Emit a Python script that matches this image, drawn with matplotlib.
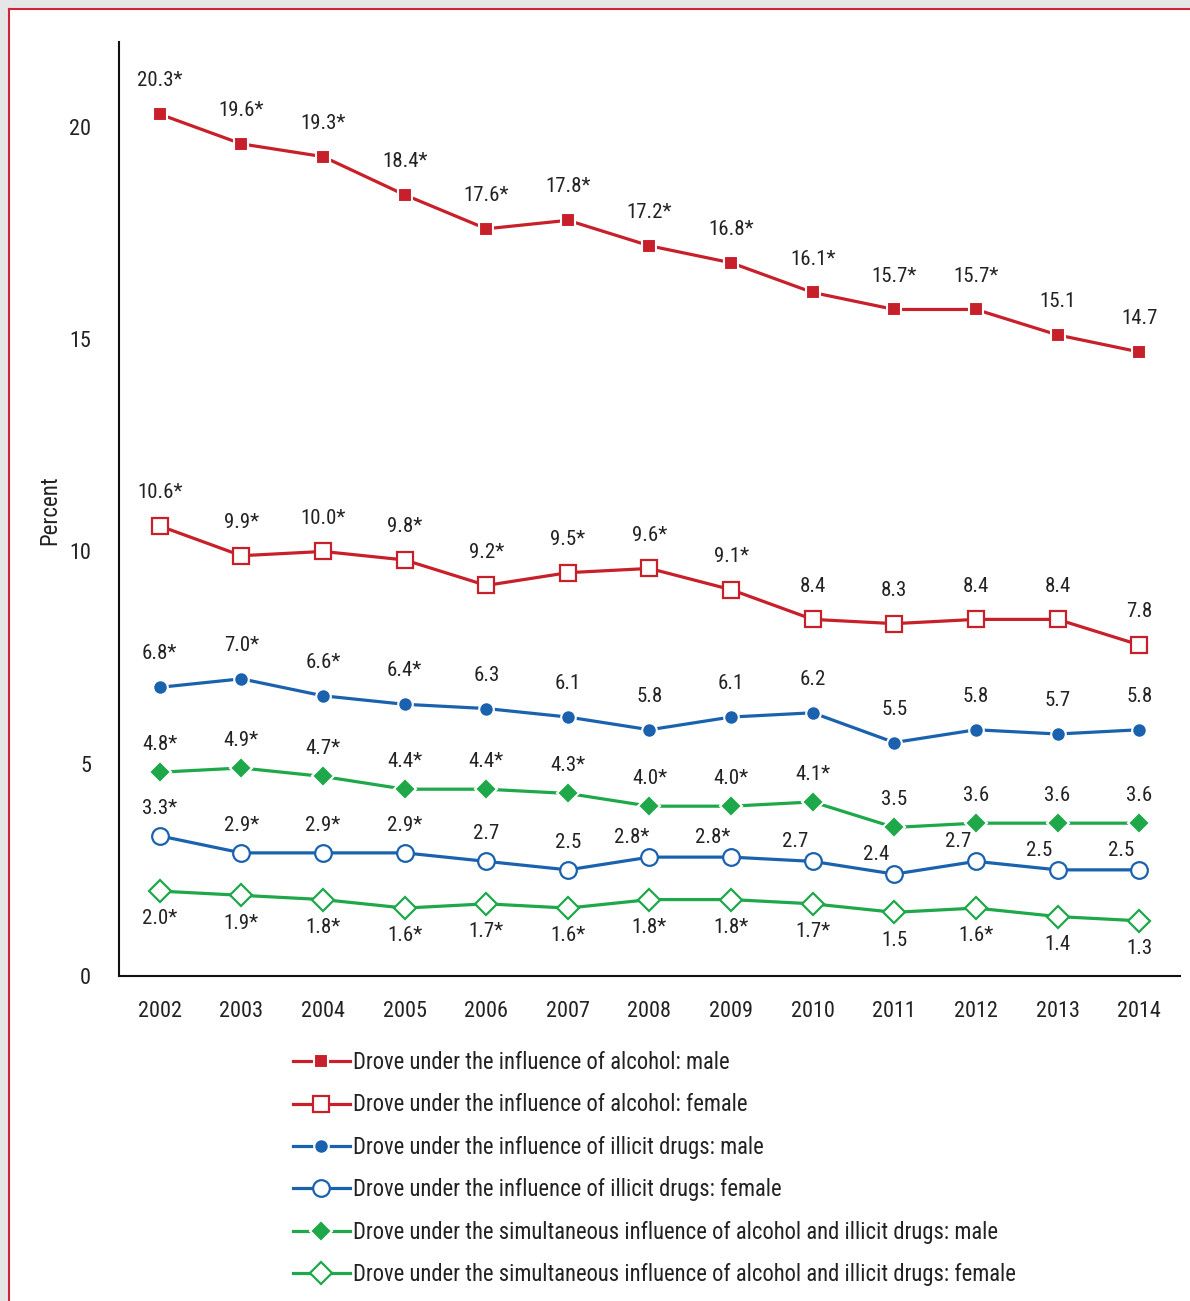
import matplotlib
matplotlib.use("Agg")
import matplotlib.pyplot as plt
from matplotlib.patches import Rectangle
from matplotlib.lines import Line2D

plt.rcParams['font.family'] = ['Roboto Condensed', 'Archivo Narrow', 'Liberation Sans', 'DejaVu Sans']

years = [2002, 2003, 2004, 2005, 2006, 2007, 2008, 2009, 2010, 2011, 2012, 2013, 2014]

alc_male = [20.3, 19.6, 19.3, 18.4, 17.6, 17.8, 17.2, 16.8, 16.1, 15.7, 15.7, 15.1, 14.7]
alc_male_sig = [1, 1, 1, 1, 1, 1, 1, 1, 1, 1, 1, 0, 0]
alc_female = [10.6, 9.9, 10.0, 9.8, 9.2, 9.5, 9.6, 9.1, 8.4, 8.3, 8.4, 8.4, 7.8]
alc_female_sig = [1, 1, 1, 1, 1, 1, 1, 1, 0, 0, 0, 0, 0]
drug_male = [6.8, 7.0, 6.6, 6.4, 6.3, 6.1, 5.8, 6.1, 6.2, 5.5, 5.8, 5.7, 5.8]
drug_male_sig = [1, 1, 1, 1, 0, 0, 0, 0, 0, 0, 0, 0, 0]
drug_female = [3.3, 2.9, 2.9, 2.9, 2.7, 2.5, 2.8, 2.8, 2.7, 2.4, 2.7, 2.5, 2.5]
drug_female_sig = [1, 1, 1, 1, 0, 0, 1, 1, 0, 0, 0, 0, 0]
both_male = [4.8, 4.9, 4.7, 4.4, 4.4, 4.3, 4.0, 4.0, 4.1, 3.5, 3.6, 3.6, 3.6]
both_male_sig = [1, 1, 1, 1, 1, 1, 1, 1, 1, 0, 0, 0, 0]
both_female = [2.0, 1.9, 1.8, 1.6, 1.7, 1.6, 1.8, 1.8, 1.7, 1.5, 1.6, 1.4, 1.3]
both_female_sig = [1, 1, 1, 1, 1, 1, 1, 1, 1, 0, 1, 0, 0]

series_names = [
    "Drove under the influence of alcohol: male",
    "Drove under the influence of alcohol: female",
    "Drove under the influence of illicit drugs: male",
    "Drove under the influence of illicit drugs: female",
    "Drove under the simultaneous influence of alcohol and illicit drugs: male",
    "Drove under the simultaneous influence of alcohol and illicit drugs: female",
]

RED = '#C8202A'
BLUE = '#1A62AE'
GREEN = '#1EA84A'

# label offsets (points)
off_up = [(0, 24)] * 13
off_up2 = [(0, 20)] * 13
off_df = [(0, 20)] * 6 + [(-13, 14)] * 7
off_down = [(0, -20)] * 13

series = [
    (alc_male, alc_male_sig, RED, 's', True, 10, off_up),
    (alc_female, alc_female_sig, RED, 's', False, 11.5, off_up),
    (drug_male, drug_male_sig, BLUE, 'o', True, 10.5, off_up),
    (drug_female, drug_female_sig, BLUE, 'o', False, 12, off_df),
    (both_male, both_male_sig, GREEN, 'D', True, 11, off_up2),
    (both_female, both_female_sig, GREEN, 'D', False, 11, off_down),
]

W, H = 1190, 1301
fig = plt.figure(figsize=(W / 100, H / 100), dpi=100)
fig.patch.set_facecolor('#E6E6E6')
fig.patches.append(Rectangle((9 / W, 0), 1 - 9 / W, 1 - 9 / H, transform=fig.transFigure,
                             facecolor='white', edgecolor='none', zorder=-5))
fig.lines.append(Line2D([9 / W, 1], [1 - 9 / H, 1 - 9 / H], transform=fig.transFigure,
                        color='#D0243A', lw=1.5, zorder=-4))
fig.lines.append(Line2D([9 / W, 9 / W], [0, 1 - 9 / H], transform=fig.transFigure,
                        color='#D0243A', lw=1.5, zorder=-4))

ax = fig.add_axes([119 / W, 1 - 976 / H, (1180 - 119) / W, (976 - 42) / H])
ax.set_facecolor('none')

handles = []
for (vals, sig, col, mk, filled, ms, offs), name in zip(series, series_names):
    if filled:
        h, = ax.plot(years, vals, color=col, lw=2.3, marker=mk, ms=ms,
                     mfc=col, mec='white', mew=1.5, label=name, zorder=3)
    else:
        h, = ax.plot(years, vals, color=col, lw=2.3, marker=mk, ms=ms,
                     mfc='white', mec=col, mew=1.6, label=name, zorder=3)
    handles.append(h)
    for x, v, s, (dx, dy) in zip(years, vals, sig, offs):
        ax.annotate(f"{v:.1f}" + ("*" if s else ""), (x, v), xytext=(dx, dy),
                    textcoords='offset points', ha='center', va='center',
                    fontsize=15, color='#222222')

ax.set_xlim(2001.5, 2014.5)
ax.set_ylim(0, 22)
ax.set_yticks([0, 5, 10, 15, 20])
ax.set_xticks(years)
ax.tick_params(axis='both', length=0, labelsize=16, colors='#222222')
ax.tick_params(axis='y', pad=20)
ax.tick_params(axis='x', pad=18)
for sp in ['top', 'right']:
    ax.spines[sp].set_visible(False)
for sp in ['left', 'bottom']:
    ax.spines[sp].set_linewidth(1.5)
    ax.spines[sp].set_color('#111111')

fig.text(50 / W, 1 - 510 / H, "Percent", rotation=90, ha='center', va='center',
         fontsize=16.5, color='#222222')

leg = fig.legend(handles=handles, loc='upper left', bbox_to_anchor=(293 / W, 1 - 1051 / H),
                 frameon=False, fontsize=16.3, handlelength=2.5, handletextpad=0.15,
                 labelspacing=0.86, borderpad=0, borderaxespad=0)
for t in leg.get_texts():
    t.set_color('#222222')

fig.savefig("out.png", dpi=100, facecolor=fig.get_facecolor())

■ ■ ■ ■ ■

▶ WHAT TO DO
Reproduce the data above word for word from its first line through the line that holds "from matplotlib.lines import Line2D", both ends included; skip pictures.

▶ FULL SOLUTION
Emit a Python script that matches this image, drawn with matplotlib.
import matplotlib
matplotlib.use("Agg")
import matplotlib.pyplot as plt
from matplotlib.patches import Rectangle
from matplotlib.lines import Line2D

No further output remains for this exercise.